THE WAL-MART OF SARCASTIC INTERNET COMMENTARY: The Nick Denton Gawker Media Empire today extends its monopoly on an essentially unmonopolizable market with the addition of Idolator, a poorly-named gossip aggregator about pop music whose name will be so dated in about four years. That means that a Dentonite is right now working a self-referential comment about getting drunk into a post on New York; Hollywood and all Firecrotch-related happenings; the scintillating social world of Silicon Valley; politics and Washington (I was going to say "Republican anal sex," but really, that was like four years ago); music; gadgetry; cars; sports; porn; computer games (I'm fairly certain this is just a fake screen that pops up from a panic button on the Fleshbot page); shopping; urban travel (wha?); information and time management (so hip you can smell the velvet rope); and stuff on my cat. Okay, that last one is independent. In other words, if you live in, visit, listen to, watch, play, drive, struggle to understand the features of, masturbate to, buy, or feel impelled to alphabetize it, Denton is covering it. If you put it on your cat, go elsewhere, you sicko.
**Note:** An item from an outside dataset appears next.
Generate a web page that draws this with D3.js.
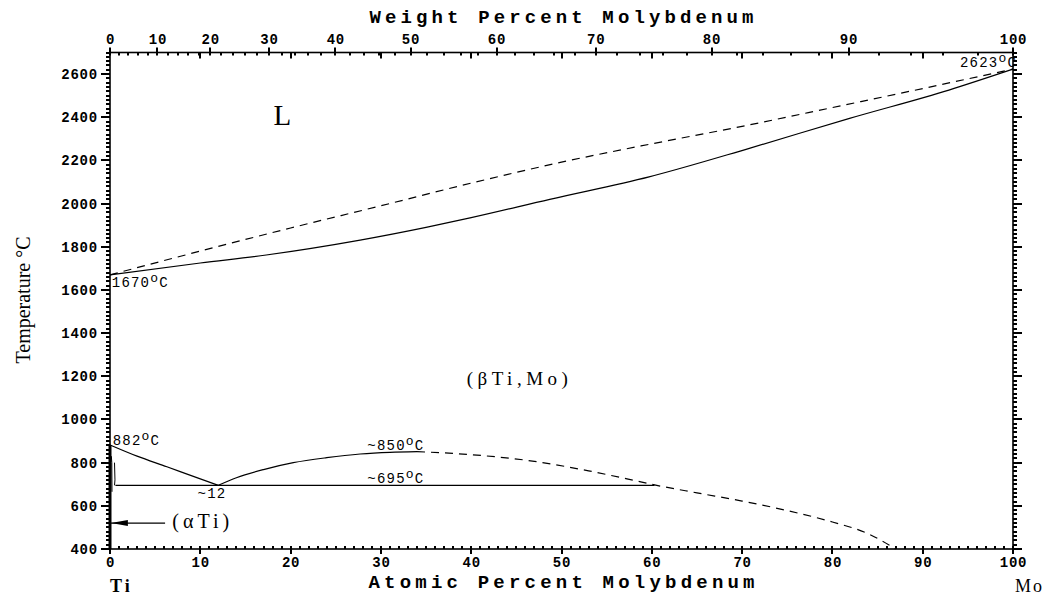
<!DOCTYPE html>
<html>
<head>
<meta charset="utf-8">
<script src="https://cdn.jsdelivr.net/npm/d3@7"></script>
<style>
  body { margin: 0; background: #fff; }
  text { fill: #000; }
</style>
</head>
<body>
<script>
// Ti-Mo phase diagram
var svgWidth = 1049
var svgHeight = 596

// tick values
var tempTicks = [400, 600, 800, 1000, 1200, 1400, 1600, 1800, 2000, 2200, 2400, 2600]
var atTicks = [0, 10, 20, 30, 40, 50, 60, 70, 80, 90, 100]
var wtTicks = [0, 10, 20, 30, 40, 50, 60, 70, 80, 90, 100]

// atomic masses, for the weight percent axis
var massMo = 95.95
var massTi = 47.867

// boundaries as [atomic % Mo, temperature C]
var liquidus = [[0, 1670], [10, 1780], [20, 1887], [30, 1990], [40, 2095], [50, 2192], [60, 2277],
  [70, 2358], [80, 2445], [90, 2533], [100, 2623]]
var solidus = [[0, 1670], [10, 1725], [17.3, 1762], [27.7, 1831], [35, 1890], [40, 1935], [48.7, 2020],
  [59.7, 2124], [70.8, 2256], [81.9, 2395], [92.9, 2526], [100, 2623]]
var betaTransus = [[0, 882], [3, 830], [6.3, 781], [9, 740], [12, 695]]
var gapSolid = [[12, 695], [14, 730], [17, 768], [20.3, 800], [24, 823], [27.7, 840], [31, 848], [34, 851]]
var gapDashed = [[34, 851], [40, 837], [47, 806], [53, 762], [58, 718], [60.3, 697], [65, 660], [70, 622],
  [75, 578], [80, 525], [84, 470], [87, 400]]
var monotectoid = [[0.6, 695], [60.3, 695]]
var alphaTi = [[0, 400], [0, 882]]
var alphaSolvus1 = [[0.15, 830], [0.2, 800], [0.22, 665]]
var alphaSolvus2 = [[0.5, 800], [0.55, 720], [0.5, 695]]
var alphaArrow = [[6.1, 520], [0.1, 520]]

// labels: [text, atomic %, temperature, degree sign]
var notes = [
  ["1670", 0.2, 1613, true],
  ["882", 0.3, 882, true],
  ["~12", 9.7, 636, false],
  ["~850", 28.5, 860, true],
  ["~695", 28.5, 708, true]
]

var x = d3.scaleLinear().domain([0, 100]).range([110, 1013])
var y = d3.scaleLinear().domain([400, 2700]).range([549, 52.5])

function wtToAt(w) {
  if (w >= 100) return 100
  var a = w / massMo, b = (100 - w) / massTi
  return 100 * a / (a + b)
}

var svg = d3.select("body").append("svg")
    .attr("width", svgWidth)
    .attr("height", svgHeight)

svg.append("rect").attr("width", svgWidth).attr("height", svgHeight).attr("fill", "#fff")

var mono = "'Liberation Mono', 'DejaVu Sans Mono', monospace"
var serif = "'Liberation Serif', 'DejaVu Serif', serif"

// axis labels (tick marks drawn below)
function styleAxis(g) {
  g.select(".domain").remove()
  g.selectAll(".tick line").remove()
  g.selectAll(".tick text")
    .attr("font-family", mono)
    .attr("font-size", 14)
    .attr("font-weight", "bold")
    .attr("letter-spacing", 0.8)
    .attr("fill", "#000")
}

svg.append("g").attr("transform", "translate(" + x(0) + ",0)")
  .call(d3.axisLeft(y).tickValues(tempTicks).tickSize(0).tickPadding(12).tickFormat(d3.format("d")))
  .call(styleAxis)
svg.append("g").attr("transform", "translate(0," + y(400) + ")")
  .call(d3.axisBottom(x).tickValues(atTicks).tickSize(0).tickPadding(8).tickFormat(d3.format("d")))
  .call(styleAxis)
svg.append("g").attr("transform", "translate(0," + y(2700) + ")")
  .call(d3.axisTop(x).tickValues(wtTicks.map(wtToAt)).tickSize(0).tickPadding(9)
    .tickFormat(function(d, i) { return wtTicks[i] }))
  .call(styleAxis)

// tick marks as thin filled rects
var tickLayer = svg.append("g").attr("fill", "#000")

function vTicks(vals, px, len) {
  tickLayer.append("g").selectAll("rect").data(vals).join("rect")
    .attr("x", len < 0 ? px + len : px)
    .attr("width", Math.abs(len))
    .attr("y", function(d) { return Math.round(y(d)) - 1 })
    .attr("height", 2)
}
function hTicks(vals, py, len) {
  tickLayer.append("g").selectAll("rect").data(vals).join("rect")
    .attr("y", len < 0 ? py + len : py)
    .attr("height", Math.abs(len))
    .attr("x", function(d) { return Math.round(x(d)) - 1 })
    .attr("width", 2)
}

var tempMinor = d3.range(400, 2701, 20)
vTicks(tempMinor, x(0), -4)
vTicks(tempTicks, x(0), -9)
vTicks(tempMinor, x(100), 4)
vTicks(tempTicks, x(100), 9)
hTicks(d3.range(0, 101, 1), y(400), -3)
hTicks(atTicks, y(400), 5)
hTicks(d3.range(0, 101, 2).map(wtToAt), y(2700), 3)
hTicks(atTicks.slice(1, 10), y(2700), 6)
hTicks(wtTicks.map(wtToAt), y(2700), -5)

// frame
svg.append("rect")
    .attr("x", x(0)).attr("y", y(2700))
    .attr("width", x(100) - x(0)).attr("height", y(400) - y(2700))
    .attr("fill", "none").attr("stroke", "#000").attr("stroke-width", 1.6)

// boundaries
var line = d3.line().x(function(d) { return x(d[0]) }).y(function(d) { return y(d[1]) })
var curve = d3.line().x(function(d) { return x(d[0]) }).y(function(d) { return y(d[1]) }).curve(d3.curveMonotoneX)

function draw(data, gen, dash, w) {
  svg.append("path")
    .attr("d", gen(data))
    .attr("fill", "none")
    .attr("stroke", "#000")
    .attr("stroke-width", w || 1.2)
    .attr("stroke-dasharray", dash || null)
}

draw(liquidus, curve, "8,6")
draw(solidus, curve)
draw(betaTransus, curve)
draw(gapSolid, curve)
draw(gapDashed, curve, "8,6")
draw(monotectoid, line)
draw(alphaTi, line, null, 3)
draw(alphaSolvus1, line, null, 1)
draw(alphaSolvus2, line, null, 1)
draw(alphaArrow, line)

// arrow head
var tip = alphaArrow[1]
svg.append("path")
    .attr("d", "M" + x(tip[0]) + "," + y(tip[1]) +
      "L" + (x(tip[0]) + 17) + "," + (y(tip[1]) - 3) +
      "L" + (x(tip[0]) + 17) + "," + (y(tip[1]) + 3) + "Z")
    .attr("fill", "#000")

// temperature notes with raised "o"
function degText(g, str, deg) {
  g.append("tspan").text(str)
  if (deg) {
    g.append("tspan").attr("dy", -5).attr("font-size", 13).text("o")
    g.append("tspan").attr("dy", 5).text("C")
  }
}

notes.forEach(function(n) {
  var t = svg.append("text")
      .attr("x", x(n[1])).attr("y", y(n[2]))
      .attr("font-family", mono).attr("font-size", 14).attr("letter-spacing", 1.2)
  degText(t, n[0], n[3])
})

var t2623 = svg.append("text")
    .attr("x", x(100) + 4).attr("y", y(2632))
    .attr("text-anchor", "end")
    .attr("font-family", mono).attr("font-size", 14).attr("letter-spacing", 1.2)
degText(t2623, "2623", true)

// phase labels
svg.append("text").attr("x", x(19.1)).attr("y", y(2364))
    .attr("text-anchor", "middle").attr("font-family", serif).attr("font-size", 29)
    .text("L")
svg.append("text").attr("x", x(39.5)).attr("y", y(1160))
    .attr("font-family", serif).attr("font-size", 19).attr("letter-spacing", 4.5)
    .text("(\u03b2Ti,Mo)")
svg.append("text").attr("x", x(6.9)).attr("y", y(497))
    .attr("font-family", serif).attr("font-size", 20).attr("letter-spacing", 4)
    .text("(\u03b1Ti)")

// axis titles
svg.append("text").attr("x", (x(0) + x(100)) / 2).attr("y", 23)
    .attr("text-anchor", "middle").attr("font-family", mono).attr("font-size", 19).attr("font-weight", "bold")
    .attr("textLength", 384).attr("lengthAdjust", "spacing")
    .text("Weight Percent Molybdenum")
svg.append("text").attr("x", (x(0) + x(100)) / 2).attr("y", 588)
    .attr("text-anchor", "middle").attr("font-family", mono).attr("font-size", 19).attr("font-weight", "bold")
    .attr("textLength", 386).attr("lengthAdjust", "spacing")
    .text("Atomic Percent Molybdenum")
svg.append("text")
    .attr("transform", "translate(30,300) rotate(-90)")
    .attr("text-anchor", "middle").attr("font-family", serif).attr("font-size", 20)
    .text("Temperature \u00b0C")

svg.append("text").attr("x", x(0)).attr("y", 592)
    .attr("font-family", serif).attr("font-size", 18).attr("font-weight", "bold").attr("letter-spacing", 3)
    .text("Ti")
svg.append("text").attr("x", x(100) + 2).attr("y", 592)
    .attr("font-family", serif).attr("font-size", 18).attr("letter-spacing", 2)
    .text("Mo")
</script>
</body>
</html>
I'm pretty sure that, with the exception of blind spots in books (who reads 'em!), gambling (Gawker Media used to cover this, but ironically lost oddjack.com in a bet with a shadowy Taiwanese businessman), and places where you can't get food from Nobu Matsuhisa, Gawker Media is now officially omniscient.
Incidentally, Denton, drunk with his god-like power, is rumored to be contemplating fiendish Dr. Moreau-ish experiments on his blogs. Fear the Defamwag (covering the Ojai gossip scene) and the Fleshmodo (porn gadgetry).